* Begin *

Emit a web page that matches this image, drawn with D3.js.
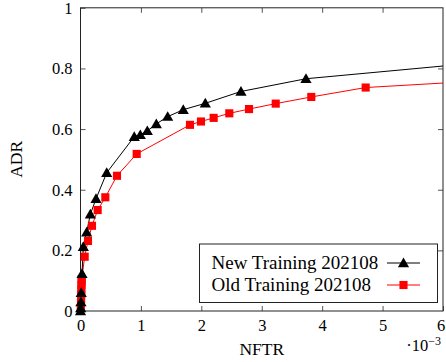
<!DOCTYPE html>
<html><head><meta charset="utf-8">
<script src="https://cdn.jsdelivr.net/npm/d3@7/dist/d3.min.js"></script>
<style>body{margin:0;background:#fff}</style>
</head><body><svg id="c" width="446" height="362"></svg>
<script>
// NFTR in units of 1e-3, ADR
const newX = [0, 0.003, 0.008, 0.012, 0.025, 0.047, 0.102, 0.163, 0.257, 0.434, 0.890, 0.990, 1.106, 1.255, 1.443, 1.701, 2.066, 2.656, 3.732, 8.0];
const newY = [0, 0.01, 0.03, 0.06, 0.123, 0.212, 0.260, 0.319, 0.370, 0.456, 0.575, 0.581, 0.594, 0.617, 0.641, 0.664, 0.685, 0.724, 0.766, 0.845];
const oldX = [0.005, 0.008, 0.01, 0.012, 0.014, 0.016, 0.018, 0.02, 0.069, 0.124, 0.190, 0.284, 0.411, 0.604, 0.930, 1.812, 1.994, 2.204, 2.463, 2.789, 3.231, 3.820, 4.720, 8.0];
const oldY = [0.01, 0.025, 0.04, 0.055, 0.07, 0.085, 0.095, 0.105, 0.179, 0.231, 0.281, 0.333, 0.375, 0.446, 0.518, 0.614, 0.625, 0.637, 0.652, 0.666, 0.684, 0.706, 0.737, 0.775];
const xTicks = [0, 1, 2, 3, 4, 5, 6];
const yTicks = [0, 0.2, 0.4, 0.6, 0.8, 1];
const legendLabels = ["New Training 202108", "Old Training 202108"];

const FONT = "Liberation Serif";
const svg = d3.select("#c");
const L = 80.5, R = 443, T = 7.8, B = 311;
const x = d3.scaleLinear().domain([0, 6]).range([L, R]);
const y = d3.scaleLinear().domain([0, 1]).range([B, T]);

svg.append("clipPath").attr("id", "clip").append("rect")
  .attr("x", L).attr("y", T).attr("width", R - L).attr("height", B - T);

const fmtY = d => d === 0 ? "0" : d === 1 ? "1" : d3.format(".1f")(d);
const tl = 5;
const styleAxis = g => {
  g.attr("font-family", FONT);
  g.select(".domain").remove();
  g.selectAll("text").attr("font-family", FONT).style("font-family", FONT).attr("font-size", 16.5).attr("fill", "#000");
  g.selectAll("line").attr("stroke", "#555");
};
svg.append("g").attr("transform", `translate(0,${B})`)
  .call(d3.axisBottom(x).tickValues(xTicks).tickSize(-tl).tickPadding(8).tickFormat(d3.format("d")))
  .call(styleAxis)
  .call(g => g.selectAll(".tick text").filter(d => d === 6).attr("dx", -2.5));
svg.append("g").attr("transform", `translate(0,${T})`)
  .call(d3.axisTop(x).tickValues(xTicks.slice(1, -1)).tickSize(-tl).tickFormat(""))
  .call(styleAxis);
svg.append("g").attr("transform", `translate(${L},0)`)
  .call(d3.axisLeft(y).tickValues(yTicks).tickSize(-tl).tickPadding(8).tickFormat(fmtY))
  .call(styleAxis);
svg.append("g").attr("transform", `translate(${R},0)`)
  .call(d3.axisRight(y).tickValues(yTicks.slice(1, -1)).tickSize(-tl).tickFormat(""))
  .call(styleAxis);

svg.append("rect").attr("x", L).attr("y", T).attr("width", R - L).attr("height", B - T)
  .attr("fill", "none").attr("stroke", "#222").attr("stroke-width", 1);

const newData = newX.map((d, i) => [d, newY[i]]);
const oldData = oldX.map((d, i) => [d, oldY[i]]);
const line = d3.line().x(d => x(d[0])).y(d => y(d[1]));
const tri = d3.symbol().type(d3.symbolTriangle).size(54);
const sq = d3.symbol().type(d3.symbolSquare).size(66);

const lines = svg.append("g").attr("clip-path", "url(#clip)");
lines.append("path").datum(oldData).attr("d", line).attr("fill", "none").attr("stroke", "#f00").attr("stroke-width", 1);
lines.append("path").datum(newData).attr("d", line).attr("fill", "none").attr("stroke", "#000").attr("stroke-width", 1);

svg.append("g").selectAll("path").data(oldData.filter(d => d[0] <= 6)).join("path")
  .attr("d", sq).attr("fill", "#f00").attr("transform", d => `translate(${x(d[0])},${y(d[1])})`);
svg.append("g").selectAll("path").data(newData.filter(d => d[0] <= 6)).join("path")
  .attr("d", tri).attr("fill", "#000").attr("transform", d => `translate(${x(d[0])},${y(d[1]) + 1})`);

const txt = (sel) => sel.append("text").attr("font-family", FONT).style("font-family", FONT).attr("fill", "#000");
// axis labels
txt(svg).attr("x", (L + R) / 2).attr("y", 355).attr("text-anchor", "middle").attr("font-size", 17.5).text("NFTR");
txt(svg).attr("transform", `translate(22,${(T + B) / 2}) rotate(-90)`).attr("text-anchor", "middle").attr("font-size", 17.5).text("ADR");
const sc = txt(svg).attr("x", 441).attr("y", 351).attr("text-anchor", "end").attr("font-size", 16.5);
sc.append("tspan").text("·10");
sc.append("tspan").attr("dy", -6).attr("font-size", 12).text("−3");

// legend
const lg = svg.append("g");
lg.append("rect").attr("x", 199.5).attr("y", 244).attr("width", 238).attr("height", 58.5)
  .attr("fill", "#fff").attr("stroke", "#222").attr("stroke-width", 1);
const rows = [{ c: "#000", s: tri, y: 263, w: 168 }, { c: "#f00", s: sq, y: 285, w: 161 }];
rows.forEach((r, i) => {
  const t = txt(lg).attr("x", 211.5).attr("y", r.y + 5.5).attr("font-size", 17).text(legendLabels[i]);
  const len = t.node().getComputedTextLength();
  if (len > 0) t.attr("font-size", Math.min(19, 17 * r.w / len));
  lg.append("line").attr("x1", 387).attr("x2", 420).attr("y1", r.y).attr("y2", r.y).attr("stroke", r.c);
  lg.append("path").attr("d", r.s).attr("fill", r.c).attr("transform", `translate(403.5,${r.y + (i === 0 ? 1 : 0)})`);
});
</script></body></html>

* End *

=== WRITTEN TASK ===
Do not copy the pictures, but repeat every line exactly.

=== RESULT OF THIS TASK ===
Emit a web page that matches this image, drawn with D3.js.
<!DOCTYPE html>
<html><head><meta charset="utf-8">
<script src="https://cdn.jsdelivr.net/npm/d3@7/dist/d3.min.js"></script>
<style>body{margin:0;background:#fff}</style>
</head><body><svg id="c" width="446" height="362"></svg>
<script>
// NFTR in units of 1e-3, ADR
const newX = [0, 0.003, 0.008, 0.012, 0.025, 0.047, 0.102, 0.163, 0.257, 0.434, 0.890, 0.990, 1.106, 1.255, 1.443, 1.701, 2.066, 2.656, 3.732, 8.0];
const newY = [0, 0.01, 0.03, 0.06, 0.123, 0.212, 0.260, 0.319, 0.370, 0.456, 0.575, 0.581, 0.594, 0.617, 0.641, 0.664, 0.685, 0.724, 0.766, 0.845];
const oldX = [0.005, 0.008, 0.01, 0.012, 0.014, 0.016, 0.018, 0.02, 0.069, 0.124, 0.190, 0.284, 0.411, 0.604, 0.930, 1.812, 1.994, 2.204, 2.463, 2.789, 3.231, 3.820, 4.720, 8.0];
const oldY = [0.01, 0.025, 0.04, 0.055, 0.07, 0.085, 0.095, 0.105, 0.179, 0.231, 0.281, 0.333, 0.375, 0.446, 0.518, 0.614, 0.625, 0.637, 0.652, 0.666, 0.684, 0.706, 0.737, 0.775];
const xTicks = [0, 1, 2, 3, 4, 5, 6];
const yTicks = [0, 0.2, 0.4, 0.6, 0.8, 1];
const legendLabels = ["New Training 202108", "Old Training 202108"];

const FONT = "Liberation Serif";
const svg = d3.select("#c");
const L = 80.5, R = 443, T = 7.8, B = 311;
const x = d3.scaleLinear().domain([0, 6]).range([L, R]);
const y = d3.scaleLinear().domain([0, 1]).range([B, T]);

svg.append("clipPath").attr("id", "clip").append("rect")
  .attr("x", L).attr("y", T).attr("width", R - L).attr("height", B - T);

const fmtY = d => d === 0 ? "0" : d === 1 ? "1" : d3.format(".1f")(d);
const tl = 5;
const styleAxis = g => {
  g.attr("font-family", FONT);
  g.select(".domain").remove();
  g.selectAll("text").attr("font-family", FONT).style("font-family", FONT).attr("font-size", 16.5).attr("fill", "#000");
  g.selectAll("line").attr("stroke", "#555");
};
svg.append("g").attr("transform", `translate(0,${B})`)
  .call(d3.axisBottom(x).tickValues(xTicks).tickSize(-tl).tickPadding(8).tickFormat(d3.format("d")))
  .call(styleAxis)
  .call(g => g.selectAll(".tick text").filter(d => d === 6).attr("dx", -2.5));
svg.append("g").attr("transform", `translate(0,${T})`)
  .call(d3.axisTop(x).tickValues(xTicks.slice(1, -1)).tickSize(-tl).tickFormat(""))
  .call(styleAxis);
svg.append("g").attr("transform", `translate(${L},0)`)
  .call(d3.axisLeft(y).tickValues(yTicks).tickSize(-tl).tickPadding(8).tickFormat(fmtY))
  .call(styleAxis);
svg.append("g").attr("transform", `translate(${R},0)`)
  .call(d3.axisRight(y).tickValues(yTicks.slice(1, -1)).tickSize(-tl).tickFormat(""))
  .call(styleAxis);

svg.append("rect").attr("x", L).attr("y", T).attr("width", R - L).attr("height", B - T)
  .attr("fill", "none").attr("stroke", "#222").attr("stroke-width", 1);

const newData = newX.map((d, i) => [d, newY[i]]);
const oldData = oldX.map((d, i) => [d, oldY[i]]);
const line = d3.line().x(d => x(d[0])).y(d => y(d[1]));
const tri = d3.symbol().type(d3.symbolTriangle).size(54);
const sq = d3.symbol().type(d3.symbolSquare).size(66);

const lines = svg.append("g").attr("clip-path", "url(#clip)");
lines.append("path").datum(oldData).attr("d", line).attr("fill", "none").attr("stroke", "#f00").attr("stroke-width", 1);
lines.append("path").datum(newData).attr("d", line).attr("fill", "none").attr("stroke", "#000").attr("stroke-width", 1);

svg.append("g").selectAll("path").data(oldData.filter(d => d[0] <= 6)).join("path")
  .attr("d", sq).attr("fill", "#f00").attr("transform", d => `translate(${x(d[0])},${y(d[1])})`);
svg.append("g").selectAll("path").data(newData.filter(d => d[0] <= 6)).join("path")
  .attr("d", tri).attr("fill", "#000").attr("transform", d => `translate(${x(d[0])},${y(d[1]) + 1})`);

const txt = (sel) => sel.append("text").attr("font-family", FONT).style("font-family", FONT).attr("fill", "#000");
// axis labels
txt(svg).attr("x", (L + R) / 2).attr("y", 355).attr("text-anchor", "middle").attr("font-size", 17.5).text("NFTR");
txt(svg).attr("transform", `translate(22,${(T + B) / 2}) rotate(-90)`).attr("text-anchor", "middle").attr("font-size", 17.5).text("ADR");
const sc = txt(svg).attr("x", 441).attr("y", 351).attr("text-anchor", "end").attr("font-size", 16.5);
sc.append("tspan").text("·10");
sc.append("tspan").attr("dy", -6).attr("font-size", 12).text("−3");

// legend
const lg = svg.append("g");
lg.append("rect").attr("x", 199.5).attr("y", 244).attr("width", 238).attr("height", 58.5)
  .attr("fill", "#fff").attr("stroke", "#222").attr("stroke-width", 1);
const rows = [{ c: "#000", s: tri, y: 263, w: 168 }, { c: "#f00", s: sq, y: 285, w: 161 }];
rows.forEach((r, i) => {
  const t = txt(lg).attr("x", 211.5).attr("y", r.y + 5.5).attr("font-size", 17).text(legendLabels[i]);
  const len = t.node().getComputedTextLength();
  if (len > 0) t.attr("font-size", Math.min(19, 17 * r.w / len));
  lg.append("line").attr("x1", 387).attr("x2", 420).attr("y1", r.y).attr("y2", r.y).attr("stroke", r.c);
  lg.append("path").attr("d", r.s).attr("fill", r.c).attr("transform", `translate(403.5,${r.y + (i === 0 ? 1 : 0)})`);
});
</script></body></html>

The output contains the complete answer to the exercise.